Now let’s see if we can detect any modern examples of this most liberating endeavor against all odds. How about a 30’ wooden sailboat, utterly human-scale and low-tech, setting forth with faith and commitment, determined to get in the way of the ongoing nuclear tests in the South Pacific, tests that continued the horrors of Hiroshima and Nagasaki, poisoning natives and the land upon which they lived. This sailboat, the Golden Rule, confronted the rocks of a new geological epoch, an epoch that threatens to be the last for the human family, and that indeed may wipe out almost all life on earth.
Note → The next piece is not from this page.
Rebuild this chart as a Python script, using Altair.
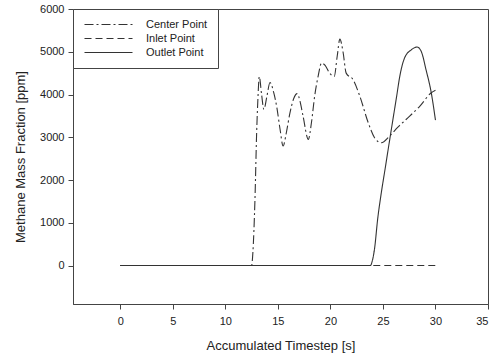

Compare the “Golden Rule” with, for example, nuclear powered aircraft carriers, behemoths costing billions of dollars, staffed by thousands of sailors amid a culture of death, sexual abuse, racism, environment degradation, and unimaginable destruction. A death star. As you consider these eggs and rocks, please believe this: we are not called to be necessarily successful… only to be faithful, to do what is right.
I ask you to think about the boat’s quest from the point of view of whales and dolphins. Also please think about the raising from the briny deep, and rehabilitation of the “Golden Rule” and the theme of resurrection for the boat that refused to remain sunk, with a little (or a lot) of help from its friends. I suggest that the continuing struggle toward social justice and freedom (what the Quakers call “moving toward the Light”) is a form of resurrection. Indeed, the refusal to let the forces that are orientated to death and suppression and profit and greed have the last word is a form not only of resurrection, but redemption as well. The frail little egg triumphs in its refusal to stop chipping away. It’s the power of life over death, the refusal to let the void have the final word. Have political or spiritual persecutions and assassinations ever silenced the messages of peace and social justice by suppressing the messengers?
Crews of Golden Rule have been arrested and jailed but are sailing again. Think of your own sources of inspiration, courage, and hope, and do so on a regular basis. Shadrock, Meeshak, and Abedigo in the fiery furnace; Daniel in the lions’ den, Socrates, Jesus of Nazareth, the Quaker martyrs (who went to the gallows, it was said, as though going to a picnic), Harriet Tubman, Frederick Douglas; Dr. King; Malcolm X. The list is almost endless. We name them and keep their spirits enfleshed, in the manner of our sisters and brothers in Central and South America who say “Presenté” after the recitation of fallen comrades, or the Native Americans who say “may-tak-we-ah-sin” — “All my Relations” to summon strength and guidance from those who have come before. Chip, chip, chip.
And in naming them and doing home — re-membering them, literally — we incorporate them back as members of our Beloved Community. We add to the small green weeds cracking the concrete and the dream of the oasis crowding out the desert. People on the move, moving out of bondage and heading toward the promised land of their own making. Sometimes, even sailing there. It’s the power of Life over Death. In our refusal to let them die (or stay submerged), we resurrect their vision. And most of all, by following in their footsteps (or wake),we are keepin’ on, keepin’ on. Resurrection.
The last breath is not extinguished by the imperial cross or the colonial lash; the witness is not silenced by the executioner’s bullet, the hangman’s noose, the racist’s ax-handle, the assassin’s blade. Nor by governmental lies, media neglect, the process by which the powers and principalities filter all great movements: by ignoring them; then ridiculing them; then violently opposing them; and finally accepting them as self-evident after a great deal of struggle and sacrifice.
Against all odds, embrace the egg to break the rock. Chip, chip chip. And ships ahoy!